4b) So part of this is just perceptual. You may not notice the four packs of ground beef and chicken, the ten cans of beans, the five boxes of pasta and the other five boxes of mac, because that doesn’t look that out of the ordinary. It’s the two 12-packs of TP that catch your eye, because they’re BIG. The same cart says they’re worried about the continuing availability of both food **and **TP, but you only see the TP.
4c) Which is another reason why most people don’t have much TP around in the first place: there’s room for only so much of it in the bathroom cabinet, and there’s often no other good place for it. So you buy a pack of it every trip or two to the store, and everything’s fine. Not like when you buy eight cans of chicken broth, and expect that to be enough of it for a month or two.
So if you have six weeks’ worth of canned goods, but only two weeks’ worth of TP, and you’re worried that everyone from slaughterhouse workers to cannery workers to truckers to grocery store clerks might get seriously ill, what do you need to buy more of?
Exactly. And nothing at all in that scenario is bizarre.

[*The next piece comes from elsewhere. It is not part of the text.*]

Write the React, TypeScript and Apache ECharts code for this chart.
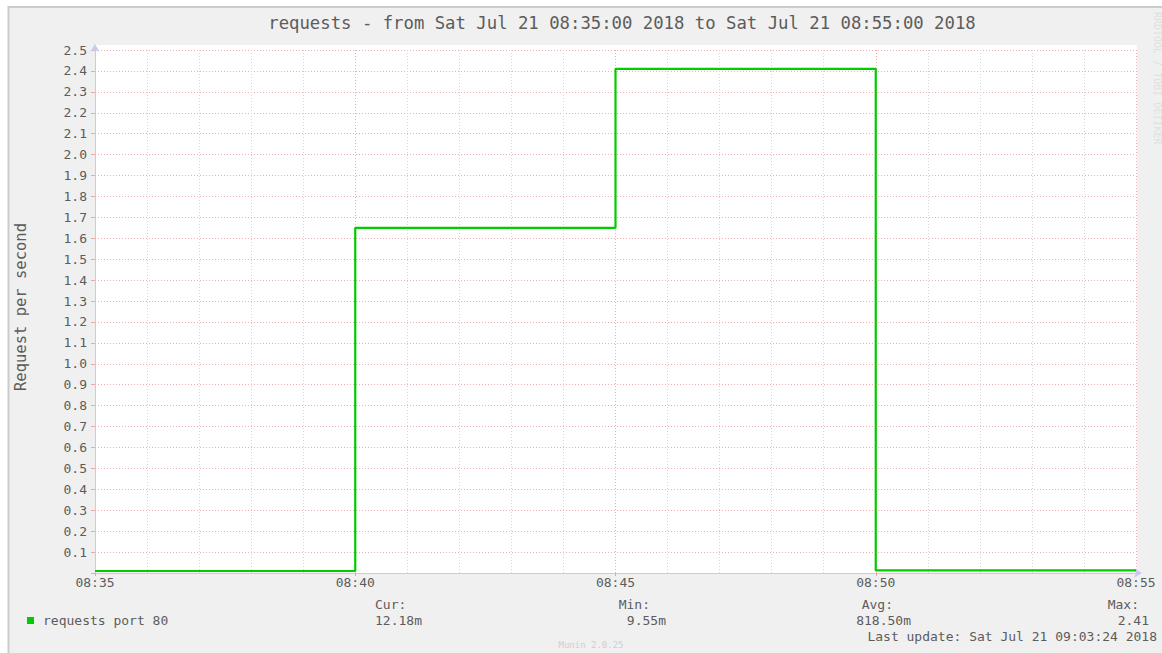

I think it’s more the strangeness of people buying a year’s worth of TP.
Man, we got a squeamish crowd here. Having two kids and cloth diapering, I’m used to being elbow deep in shit.
Seriously, though, a good portion of the world gets by fine with a pitcher of water and a hand. I wouldn’t even think twice about cleaning my shitter in the shower (and it would be cleaner than using TP anyway.)
The weak and squeamish die first. Just sayin’. Push comes to shove, just cut a hole in a lawn chair and park it over a lawn sprinkler.